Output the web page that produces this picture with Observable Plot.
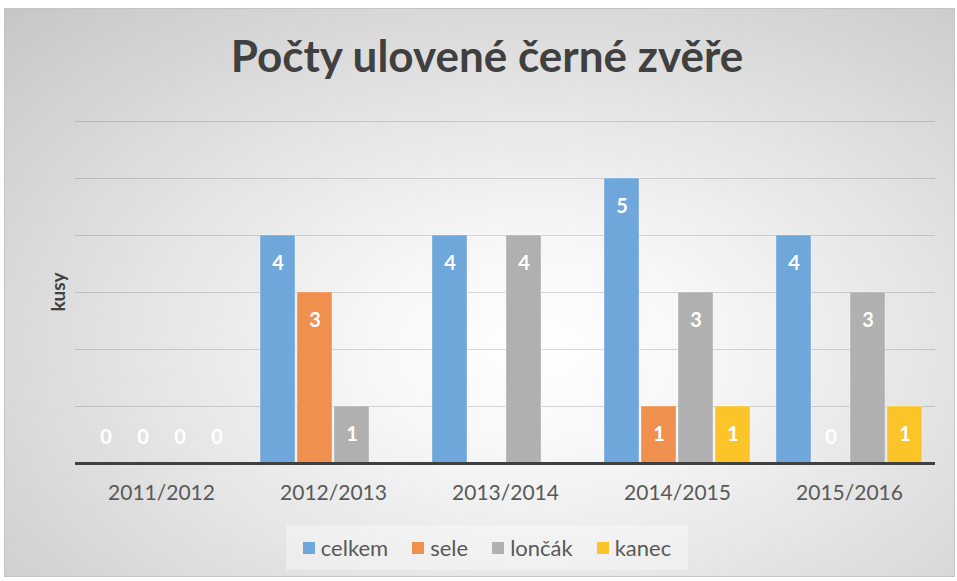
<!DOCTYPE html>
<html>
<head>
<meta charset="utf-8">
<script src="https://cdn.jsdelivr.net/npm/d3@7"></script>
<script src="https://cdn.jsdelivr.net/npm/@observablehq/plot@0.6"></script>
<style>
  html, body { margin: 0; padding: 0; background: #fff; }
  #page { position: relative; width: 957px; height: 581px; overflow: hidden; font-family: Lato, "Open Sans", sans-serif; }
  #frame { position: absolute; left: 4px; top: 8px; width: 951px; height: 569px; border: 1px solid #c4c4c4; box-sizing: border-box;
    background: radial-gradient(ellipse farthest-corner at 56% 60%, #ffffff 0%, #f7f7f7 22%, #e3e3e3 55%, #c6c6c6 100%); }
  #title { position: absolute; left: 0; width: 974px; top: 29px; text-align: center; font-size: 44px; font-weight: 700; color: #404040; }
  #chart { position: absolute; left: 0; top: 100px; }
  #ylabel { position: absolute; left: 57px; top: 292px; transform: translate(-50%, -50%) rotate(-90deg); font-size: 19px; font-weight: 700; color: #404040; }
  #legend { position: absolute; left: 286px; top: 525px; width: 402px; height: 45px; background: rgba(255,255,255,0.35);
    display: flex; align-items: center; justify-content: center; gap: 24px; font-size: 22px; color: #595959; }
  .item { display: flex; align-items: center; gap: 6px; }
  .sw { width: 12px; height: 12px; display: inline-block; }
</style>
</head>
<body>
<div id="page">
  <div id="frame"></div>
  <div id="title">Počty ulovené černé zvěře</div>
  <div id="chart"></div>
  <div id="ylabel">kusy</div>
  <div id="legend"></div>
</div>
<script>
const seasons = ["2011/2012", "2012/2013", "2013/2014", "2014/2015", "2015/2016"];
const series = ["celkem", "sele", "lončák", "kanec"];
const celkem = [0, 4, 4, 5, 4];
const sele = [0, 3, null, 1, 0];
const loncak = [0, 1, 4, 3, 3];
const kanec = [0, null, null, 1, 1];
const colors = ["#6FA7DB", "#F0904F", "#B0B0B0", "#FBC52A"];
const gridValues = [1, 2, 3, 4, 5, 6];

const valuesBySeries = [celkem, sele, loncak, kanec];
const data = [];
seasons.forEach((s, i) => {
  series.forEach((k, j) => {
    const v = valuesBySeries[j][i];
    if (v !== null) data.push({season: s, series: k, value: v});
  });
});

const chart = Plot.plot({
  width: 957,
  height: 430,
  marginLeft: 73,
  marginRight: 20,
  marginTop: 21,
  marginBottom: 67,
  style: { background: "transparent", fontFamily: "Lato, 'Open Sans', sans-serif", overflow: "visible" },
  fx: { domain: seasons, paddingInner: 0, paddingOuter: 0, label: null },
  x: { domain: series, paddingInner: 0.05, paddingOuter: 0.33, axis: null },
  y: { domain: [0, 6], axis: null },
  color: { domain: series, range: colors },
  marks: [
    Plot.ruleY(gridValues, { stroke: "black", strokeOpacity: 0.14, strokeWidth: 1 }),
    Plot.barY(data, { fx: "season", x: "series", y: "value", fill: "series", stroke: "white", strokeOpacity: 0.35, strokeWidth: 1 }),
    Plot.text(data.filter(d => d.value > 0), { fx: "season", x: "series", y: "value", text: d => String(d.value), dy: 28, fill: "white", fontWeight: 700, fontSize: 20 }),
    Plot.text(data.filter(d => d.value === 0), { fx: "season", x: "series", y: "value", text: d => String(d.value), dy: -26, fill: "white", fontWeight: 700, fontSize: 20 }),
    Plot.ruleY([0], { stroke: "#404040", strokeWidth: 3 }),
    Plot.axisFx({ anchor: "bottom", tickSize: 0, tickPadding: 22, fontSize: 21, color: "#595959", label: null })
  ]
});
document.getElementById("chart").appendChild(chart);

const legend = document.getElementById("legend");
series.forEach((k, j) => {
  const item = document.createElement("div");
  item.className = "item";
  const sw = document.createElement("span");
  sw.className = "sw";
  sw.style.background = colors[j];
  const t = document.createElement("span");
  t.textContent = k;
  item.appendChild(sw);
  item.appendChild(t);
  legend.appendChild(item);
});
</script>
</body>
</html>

______

• _Job_
Reproduce the material word for word. Any pictures should be left out of the copy.

• _Solution to this exercise_
Output the web page that produces this picture with Observable Plot.
<!DOCTYPE html>
<html>
<head>
<meta charset="utf-8">
<script src="https://cdn.jsdelivr.net/npm/d3@7"></script>
<script src="https://cdn.jsdelivr.net/npm/@observablehq/plot@0.6"></script>
<style>
  html, body { margin: 0; padding: 0; background: #fff; }
  #page { position: relative; width: 957px; height: 581px; overflow: hidden; font-family: Lato, "Open Sans", sans-serif; }
  #frame { position: absolute; left: 4px; top: 8px; width: 951px; height: 569px; border: 1px solid #c4c4c4; box-sizing: border-box;
    background: radial-gradient(ellipse farthest-corner at 56% 60%, #ffffff 0%, #f7f7f7 22%, #e3e3e3 55%, #c6c6c6 100%); }
  #title { position: absolute; left: 0; width: 974px; top: 29px; text-align: center; font-size: 44px; font-weight: 700; color: #404040; }
  #chart { position: absolute; left: 0; top: 100px; }
  #ylabel { position: absolute; left: 57px; top: 292px; transform: translate(-50%, -50%) rotate(-90deg); font-size: 19px; font-weight: 700; color: #404040; }
  #legend { position: absolute; left: 286px; top: 525px; width: 402px; height: 45px; background: rgba(255,255,255,0.35);
    display: flex; align-items: center; justify-content: center; gap: 24px; font-size: 22px; color: #595959; }
  .item { display: flex; align-items: center; gap: 6px; }
  .sw { width: 12px; height: 12px; display: inline-block; }
</style>
</head>
<body>
<div id="page">
  <div id="frame"></div>
  <div id="title">Počty ulovené černé zvěře</div>
  <div id="chart"></div>
  <div id="ylabel">kusy</div>
  <div id="legend"></div>
</div>
<script>
const seasons = ["2011/2012", "2012/2013", "2013/2014", "2014/2015", "2015/2016"];
const series = ["celkem", "sele", "lončák", "kanec"];
const celkem = [0, 4, 4, 5, 4];
const sele = [0, 3, null, 1, 0];
const loncak = [0, 1, 4, 3, 3];
const kanec = [0, null, null, 1, 1];
const colors = ["#6FA7DB", "#F0904F", "#B0B0B0", "#FBC52A"];
const gridValues = [1, 2, 3, 4, 5, 6];

const valuesBySeries = [celkem, sele, loncak, kanec];
const data = [];
seasons.forEach((s, i) => {
  series.forEach((k, j) => {
    const v = valuesBySeries[j][i];
    if (v !== null) data.push({season: s, series: k, value: v});
  });
});

const chart = Plot.plot({
  width: 957,
  height: 430,
  marginLeft: 73,
  marginRight: 20,
  marginTop: 21,
  marginBottom: 67,
  style: { background: "transparent", fontFamily: "Lato, 'Open Sans', sans-serif", overflow: "visible" },
  fx: { domain: seasons, paddingInner: 0, paddingOuter: 0, label: null },
  x: { domain: series, paddingInner: 0.05, paddingOuter: 0.33, axis: null },
  y: { domain: [0, 6], axis: null },
  color: { domain: series, range: colors },
  marks: [
    Plot.ruleY(gridValues, { stroke: "black", strokeOpacity: 0.14, strokeWidth: 1 }),
    Plot.barY(data, { fx: "season", x: "series", y: "value", fill: "series", stroke: "white", strokeOpacity: 0.35, strokeWidth: 1 }),
    Plot.text(data.filter(d => d.value > 0), { fx: "season", x: "series", y: "value", text: d => String(d.value), dy: 28, fill: "white", fontWeight: 700, fontSize: 20 }),
    Plot.text(data.filter(d => d.value === 0), { fx: "season", x: "series", y: "value", text: d => String(d.value), dy: -26, fill: "white", fontWeight: 700, fontSize: 20 }),
    Plot.ruleY([0], { stroke: "#404040", strokeWidth: 3 }),
    Plot.axisFx({ anchor: "bottom", tickSize: 0, tickPadding: 22, fontSize: 21, color: "#595959", label: null })
  ]
});
document.getElementById("chart").appendChild(chart);

const legend = document.getElementById("legend");
series.forEach((k, j) => {
  const item = document.createElement("div");
  item.className = "item";
  const sw = document.createElement("span");
  sw.className = "sw";
  sw.style.background = colors[j];
  const t = document.createElement("span");
  t.textContent = k;
  item.appendChild(sw);
  item.appendChild(t);
  legend.appendChild(item);
});
</script>
</body>
</html>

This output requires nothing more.